→ WHAT IS REQUIRED
Your output must be the lines below from the line containing "Give me the Plotly source for this chart." to the line containing "return dict(x=[(cx - r)", both lines included, reproduced exactly and without pictures.

→ TASK INPUTS

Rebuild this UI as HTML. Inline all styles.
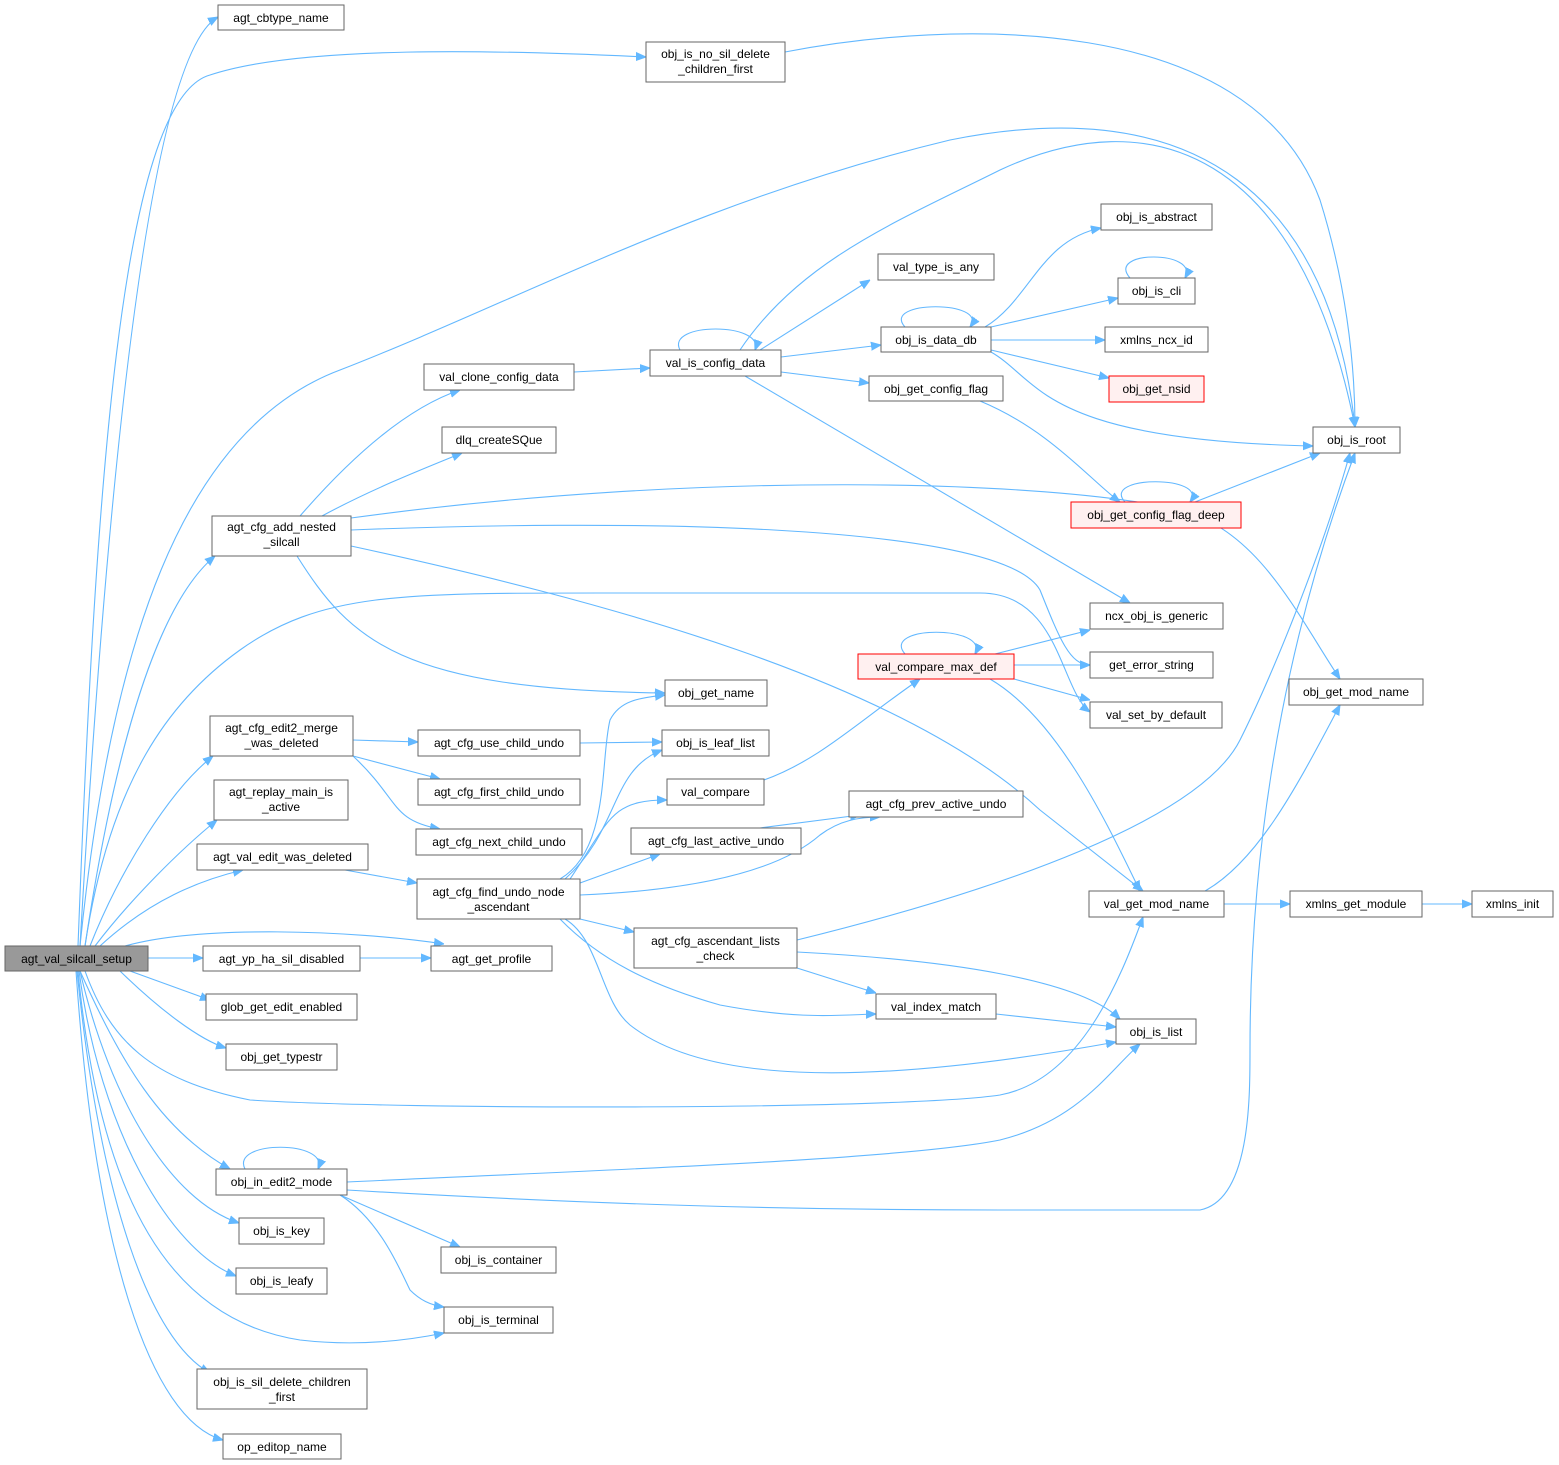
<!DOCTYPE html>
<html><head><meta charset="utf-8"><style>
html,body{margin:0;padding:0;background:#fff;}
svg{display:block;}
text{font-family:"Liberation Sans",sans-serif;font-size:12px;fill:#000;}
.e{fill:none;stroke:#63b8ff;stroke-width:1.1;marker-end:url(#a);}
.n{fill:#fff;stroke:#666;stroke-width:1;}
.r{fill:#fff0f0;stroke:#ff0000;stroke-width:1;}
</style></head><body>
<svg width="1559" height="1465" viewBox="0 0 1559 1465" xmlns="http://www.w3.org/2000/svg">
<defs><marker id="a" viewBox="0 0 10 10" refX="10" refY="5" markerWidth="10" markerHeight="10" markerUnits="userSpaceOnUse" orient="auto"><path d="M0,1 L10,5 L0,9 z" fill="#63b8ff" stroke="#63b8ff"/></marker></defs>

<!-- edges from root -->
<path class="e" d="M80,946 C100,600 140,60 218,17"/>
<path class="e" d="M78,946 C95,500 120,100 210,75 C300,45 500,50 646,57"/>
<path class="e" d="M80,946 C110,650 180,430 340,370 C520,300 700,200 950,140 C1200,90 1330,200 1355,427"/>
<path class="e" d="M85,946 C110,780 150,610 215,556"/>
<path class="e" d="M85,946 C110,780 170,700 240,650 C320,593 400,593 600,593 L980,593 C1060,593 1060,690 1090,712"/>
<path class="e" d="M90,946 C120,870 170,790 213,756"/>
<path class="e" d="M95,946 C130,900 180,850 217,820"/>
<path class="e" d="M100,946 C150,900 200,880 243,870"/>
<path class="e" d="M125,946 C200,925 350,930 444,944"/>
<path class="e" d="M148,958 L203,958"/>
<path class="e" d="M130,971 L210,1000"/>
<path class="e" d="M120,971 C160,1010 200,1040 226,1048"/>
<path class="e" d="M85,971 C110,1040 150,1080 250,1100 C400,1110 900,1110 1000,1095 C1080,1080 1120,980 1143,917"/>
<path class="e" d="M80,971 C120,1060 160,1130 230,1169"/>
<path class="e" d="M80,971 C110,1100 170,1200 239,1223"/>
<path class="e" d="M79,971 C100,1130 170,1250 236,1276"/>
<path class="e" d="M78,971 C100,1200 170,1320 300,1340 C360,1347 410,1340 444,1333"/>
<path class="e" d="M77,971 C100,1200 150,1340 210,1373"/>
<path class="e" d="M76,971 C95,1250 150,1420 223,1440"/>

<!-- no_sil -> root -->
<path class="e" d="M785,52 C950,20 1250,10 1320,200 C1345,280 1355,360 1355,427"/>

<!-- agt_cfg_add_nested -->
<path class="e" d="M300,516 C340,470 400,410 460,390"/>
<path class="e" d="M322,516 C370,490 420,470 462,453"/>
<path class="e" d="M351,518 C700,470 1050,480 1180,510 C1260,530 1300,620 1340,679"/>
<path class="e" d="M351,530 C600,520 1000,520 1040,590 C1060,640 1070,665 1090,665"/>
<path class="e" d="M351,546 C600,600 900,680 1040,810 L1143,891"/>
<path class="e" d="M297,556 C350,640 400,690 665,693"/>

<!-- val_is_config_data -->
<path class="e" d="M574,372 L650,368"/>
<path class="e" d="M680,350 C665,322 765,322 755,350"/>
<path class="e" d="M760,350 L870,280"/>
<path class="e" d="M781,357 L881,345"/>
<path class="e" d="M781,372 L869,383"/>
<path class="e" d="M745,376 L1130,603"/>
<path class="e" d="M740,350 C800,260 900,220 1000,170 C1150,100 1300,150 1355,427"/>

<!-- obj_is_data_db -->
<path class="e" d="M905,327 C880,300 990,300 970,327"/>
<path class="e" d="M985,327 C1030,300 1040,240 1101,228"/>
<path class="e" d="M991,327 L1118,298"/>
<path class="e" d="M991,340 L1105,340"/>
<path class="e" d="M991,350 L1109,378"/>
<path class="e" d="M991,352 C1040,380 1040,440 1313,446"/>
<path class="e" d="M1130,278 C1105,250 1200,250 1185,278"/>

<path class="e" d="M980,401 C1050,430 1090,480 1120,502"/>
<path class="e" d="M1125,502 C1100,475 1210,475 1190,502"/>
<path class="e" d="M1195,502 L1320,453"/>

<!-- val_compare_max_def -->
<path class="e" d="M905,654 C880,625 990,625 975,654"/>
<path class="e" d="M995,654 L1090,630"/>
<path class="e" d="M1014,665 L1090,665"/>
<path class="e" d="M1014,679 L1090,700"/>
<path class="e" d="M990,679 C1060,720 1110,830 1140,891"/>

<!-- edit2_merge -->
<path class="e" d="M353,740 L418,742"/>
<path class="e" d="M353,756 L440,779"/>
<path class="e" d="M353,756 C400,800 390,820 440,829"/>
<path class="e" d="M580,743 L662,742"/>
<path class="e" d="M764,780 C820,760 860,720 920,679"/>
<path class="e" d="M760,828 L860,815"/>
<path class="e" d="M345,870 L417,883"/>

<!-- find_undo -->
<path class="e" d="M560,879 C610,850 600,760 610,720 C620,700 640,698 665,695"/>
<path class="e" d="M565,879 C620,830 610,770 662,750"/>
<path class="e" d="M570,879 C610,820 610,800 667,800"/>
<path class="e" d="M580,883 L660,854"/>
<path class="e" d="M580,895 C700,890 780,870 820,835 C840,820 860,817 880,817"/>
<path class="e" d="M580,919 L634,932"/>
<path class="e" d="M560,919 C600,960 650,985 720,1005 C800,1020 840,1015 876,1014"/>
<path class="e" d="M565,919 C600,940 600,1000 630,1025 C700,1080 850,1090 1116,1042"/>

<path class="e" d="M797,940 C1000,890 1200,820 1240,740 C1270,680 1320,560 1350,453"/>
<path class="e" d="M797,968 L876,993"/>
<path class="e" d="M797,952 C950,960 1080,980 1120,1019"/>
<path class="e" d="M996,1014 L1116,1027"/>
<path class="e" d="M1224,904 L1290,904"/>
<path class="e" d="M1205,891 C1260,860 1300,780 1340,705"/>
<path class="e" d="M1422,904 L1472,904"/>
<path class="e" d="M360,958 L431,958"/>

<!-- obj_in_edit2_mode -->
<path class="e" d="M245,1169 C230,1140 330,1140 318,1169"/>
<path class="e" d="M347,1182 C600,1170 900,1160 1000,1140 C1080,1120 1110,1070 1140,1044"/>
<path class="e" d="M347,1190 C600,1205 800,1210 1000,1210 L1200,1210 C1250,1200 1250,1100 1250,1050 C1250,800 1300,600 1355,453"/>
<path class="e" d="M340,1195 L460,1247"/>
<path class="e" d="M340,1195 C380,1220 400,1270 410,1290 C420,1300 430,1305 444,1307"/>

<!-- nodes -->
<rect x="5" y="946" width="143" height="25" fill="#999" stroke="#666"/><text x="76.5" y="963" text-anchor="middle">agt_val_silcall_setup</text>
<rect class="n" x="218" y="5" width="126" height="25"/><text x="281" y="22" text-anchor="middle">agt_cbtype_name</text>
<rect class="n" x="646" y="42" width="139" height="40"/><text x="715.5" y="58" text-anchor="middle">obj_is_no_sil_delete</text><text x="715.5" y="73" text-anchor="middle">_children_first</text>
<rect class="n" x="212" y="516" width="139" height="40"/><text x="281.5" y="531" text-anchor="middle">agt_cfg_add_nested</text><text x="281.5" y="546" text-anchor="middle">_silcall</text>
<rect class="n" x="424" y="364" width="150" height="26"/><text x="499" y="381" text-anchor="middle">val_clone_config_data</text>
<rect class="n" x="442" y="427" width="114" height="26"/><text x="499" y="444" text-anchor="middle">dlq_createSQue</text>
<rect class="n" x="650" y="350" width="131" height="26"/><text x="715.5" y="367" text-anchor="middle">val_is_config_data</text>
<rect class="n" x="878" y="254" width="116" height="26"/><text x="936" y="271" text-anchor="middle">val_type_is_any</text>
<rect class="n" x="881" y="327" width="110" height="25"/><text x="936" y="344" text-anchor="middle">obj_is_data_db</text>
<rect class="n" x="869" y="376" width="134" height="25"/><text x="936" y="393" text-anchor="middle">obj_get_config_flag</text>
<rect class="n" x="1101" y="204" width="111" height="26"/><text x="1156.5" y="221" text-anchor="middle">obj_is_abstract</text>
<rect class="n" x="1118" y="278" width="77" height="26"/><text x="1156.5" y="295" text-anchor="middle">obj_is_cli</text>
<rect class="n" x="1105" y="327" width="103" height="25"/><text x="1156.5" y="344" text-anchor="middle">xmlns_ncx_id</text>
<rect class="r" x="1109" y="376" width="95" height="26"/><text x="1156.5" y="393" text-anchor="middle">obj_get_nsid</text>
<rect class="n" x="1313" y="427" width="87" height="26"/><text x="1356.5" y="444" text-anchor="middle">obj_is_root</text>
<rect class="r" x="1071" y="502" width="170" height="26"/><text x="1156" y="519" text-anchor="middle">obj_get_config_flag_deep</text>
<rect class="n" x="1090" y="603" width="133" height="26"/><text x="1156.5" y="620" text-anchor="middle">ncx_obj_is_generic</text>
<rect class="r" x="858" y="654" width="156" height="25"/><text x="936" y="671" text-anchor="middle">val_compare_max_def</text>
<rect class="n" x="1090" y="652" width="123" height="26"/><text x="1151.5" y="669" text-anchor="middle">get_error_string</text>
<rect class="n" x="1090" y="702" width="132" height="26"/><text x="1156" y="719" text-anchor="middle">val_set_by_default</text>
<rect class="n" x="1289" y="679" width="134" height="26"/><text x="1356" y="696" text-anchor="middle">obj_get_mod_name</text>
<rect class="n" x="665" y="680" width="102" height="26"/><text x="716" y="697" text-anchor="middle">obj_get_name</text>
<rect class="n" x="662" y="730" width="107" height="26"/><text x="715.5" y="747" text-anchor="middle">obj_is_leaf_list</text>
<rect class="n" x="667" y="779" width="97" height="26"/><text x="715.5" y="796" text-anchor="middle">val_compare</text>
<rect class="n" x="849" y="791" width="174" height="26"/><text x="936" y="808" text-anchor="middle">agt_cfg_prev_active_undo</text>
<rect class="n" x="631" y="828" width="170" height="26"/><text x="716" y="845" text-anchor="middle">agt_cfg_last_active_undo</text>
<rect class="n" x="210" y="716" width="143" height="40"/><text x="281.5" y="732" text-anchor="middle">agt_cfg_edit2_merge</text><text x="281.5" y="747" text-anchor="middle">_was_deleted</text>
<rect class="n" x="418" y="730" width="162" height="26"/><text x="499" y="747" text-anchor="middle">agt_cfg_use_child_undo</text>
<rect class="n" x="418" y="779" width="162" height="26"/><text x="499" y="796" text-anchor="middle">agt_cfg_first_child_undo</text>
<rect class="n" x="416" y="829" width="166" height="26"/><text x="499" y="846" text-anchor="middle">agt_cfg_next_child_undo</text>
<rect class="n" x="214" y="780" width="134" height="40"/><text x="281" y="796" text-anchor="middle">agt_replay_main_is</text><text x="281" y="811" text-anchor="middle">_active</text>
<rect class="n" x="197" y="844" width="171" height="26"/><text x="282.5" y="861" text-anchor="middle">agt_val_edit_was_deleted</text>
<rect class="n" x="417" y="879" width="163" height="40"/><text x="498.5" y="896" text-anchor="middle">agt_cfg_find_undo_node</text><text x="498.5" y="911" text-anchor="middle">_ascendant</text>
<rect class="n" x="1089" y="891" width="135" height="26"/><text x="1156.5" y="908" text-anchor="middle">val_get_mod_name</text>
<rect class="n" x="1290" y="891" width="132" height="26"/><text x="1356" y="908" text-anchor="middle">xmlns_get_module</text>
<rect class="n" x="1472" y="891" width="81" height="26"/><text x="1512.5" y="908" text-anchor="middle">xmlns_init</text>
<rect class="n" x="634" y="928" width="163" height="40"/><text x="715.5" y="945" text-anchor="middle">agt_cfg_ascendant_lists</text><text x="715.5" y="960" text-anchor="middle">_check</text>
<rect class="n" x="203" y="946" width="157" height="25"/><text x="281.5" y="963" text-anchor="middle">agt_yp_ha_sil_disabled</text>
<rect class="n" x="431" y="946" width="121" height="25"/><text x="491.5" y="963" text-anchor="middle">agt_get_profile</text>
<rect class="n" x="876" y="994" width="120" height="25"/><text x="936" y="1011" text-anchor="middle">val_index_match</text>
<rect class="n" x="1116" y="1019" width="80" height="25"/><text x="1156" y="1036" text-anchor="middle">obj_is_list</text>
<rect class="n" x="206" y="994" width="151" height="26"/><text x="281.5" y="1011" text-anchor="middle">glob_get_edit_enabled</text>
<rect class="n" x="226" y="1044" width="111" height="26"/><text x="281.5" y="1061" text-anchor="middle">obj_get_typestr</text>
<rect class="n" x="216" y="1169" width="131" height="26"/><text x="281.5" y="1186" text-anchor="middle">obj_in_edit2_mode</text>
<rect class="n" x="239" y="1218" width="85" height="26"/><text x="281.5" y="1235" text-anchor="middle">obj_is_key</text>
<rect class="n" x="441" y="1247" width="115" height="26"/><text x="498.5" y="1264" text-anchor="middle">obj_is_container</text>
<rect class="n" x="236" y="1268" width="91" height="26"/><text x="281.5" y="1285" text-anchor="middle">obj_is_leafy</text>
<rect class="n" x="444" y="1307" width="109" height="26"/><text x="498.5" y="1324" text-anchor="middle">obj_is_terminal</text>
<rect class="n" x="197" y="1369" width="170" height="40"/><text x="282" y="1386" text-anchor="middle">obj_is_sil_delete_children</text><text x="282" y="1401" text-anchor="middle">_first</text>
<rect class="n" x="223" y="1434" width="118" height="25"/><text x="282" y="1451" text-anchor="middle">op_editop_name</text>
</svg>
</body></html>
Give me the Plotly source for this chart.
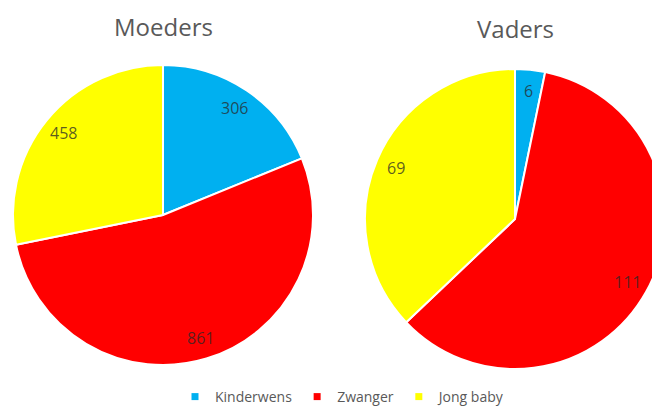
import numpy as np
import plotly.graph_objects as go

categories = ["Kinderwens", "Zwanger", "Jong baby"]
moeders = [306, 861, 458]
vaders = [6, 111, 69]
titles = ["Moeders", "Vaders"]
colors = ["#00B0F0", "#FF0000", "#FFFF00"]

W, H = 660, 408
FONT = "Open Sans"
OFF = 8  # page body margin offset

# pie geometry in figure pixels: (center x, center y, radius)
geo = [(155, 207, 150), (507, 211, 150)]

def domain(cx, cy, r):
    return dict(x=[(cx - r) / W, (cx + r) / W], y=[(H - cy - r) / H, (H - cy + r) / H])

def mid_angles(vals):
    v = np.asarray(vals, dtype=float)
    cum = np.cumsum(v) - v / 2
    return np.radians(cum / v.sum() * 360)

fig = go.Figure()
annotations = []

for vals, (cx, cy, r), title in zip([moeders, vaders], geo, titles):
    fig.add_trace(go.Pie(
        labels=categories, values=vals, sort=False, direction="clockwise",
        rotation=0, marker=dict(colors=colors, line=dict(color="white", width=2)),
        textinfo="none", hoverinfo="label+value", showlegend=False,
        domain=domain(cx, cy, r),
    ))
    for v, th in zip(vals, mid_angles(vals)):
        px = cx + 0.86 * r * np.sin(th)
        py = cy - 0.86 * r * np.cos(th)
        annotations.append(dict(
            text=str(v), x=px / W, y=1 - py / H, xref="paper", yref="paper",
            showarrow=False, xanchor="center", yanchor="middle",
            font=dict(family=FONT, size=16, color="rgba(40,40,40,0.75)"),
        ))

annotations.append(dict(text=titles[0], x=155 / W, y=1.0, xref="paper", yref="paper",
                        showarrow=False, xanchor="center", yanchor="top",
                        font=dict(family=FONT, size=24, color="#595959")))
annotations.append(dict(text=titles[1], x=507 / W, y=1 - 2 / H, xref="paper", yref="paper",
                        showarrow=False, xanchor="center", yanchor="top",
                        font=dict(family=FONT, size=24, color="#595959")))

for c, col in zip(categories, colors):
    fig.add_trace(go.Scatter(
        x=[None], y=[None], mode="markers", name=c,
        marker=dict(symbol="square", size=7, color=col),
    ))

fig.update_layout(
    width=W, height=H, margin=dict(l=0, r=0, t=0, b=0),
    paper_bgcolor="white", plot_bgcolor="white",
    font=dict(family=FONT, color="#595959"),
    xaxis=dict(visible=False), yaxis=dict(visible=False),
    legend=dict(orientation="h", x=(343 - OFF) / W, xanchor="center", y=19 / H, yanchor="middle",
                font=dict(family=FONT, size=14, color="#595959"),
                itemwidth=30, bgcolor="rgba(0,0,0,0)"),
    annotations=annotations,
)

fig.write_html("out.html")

→ TASK SOLUTION
Give me the Plotly source for this chart.
import numpy as np
import plotly.graph_objects as go

categories = ["Kinderwens", "Zwanger", "Jong baby"]
moeders = [306, 861, 458]
vaders = [6, 111, 69]
titles = ["Moeders", "Vaders"]
colors = ["#00B0F0", "#FF0000", "#FFFF00"]

W, H = 660, 408
FONT = "Open Sans"
OFF = 8  # page body margin offset

# pie geometry in figure pixels: (center x, center y, radius)
geo = [(155, 207, 150), (507, 211, 150)]

def domain(cx, cy, r):
    return dict(x=[(cx - r) / W, (cx + r) / W], y=[(H - cy - r) / H, (H - cy + r) / H])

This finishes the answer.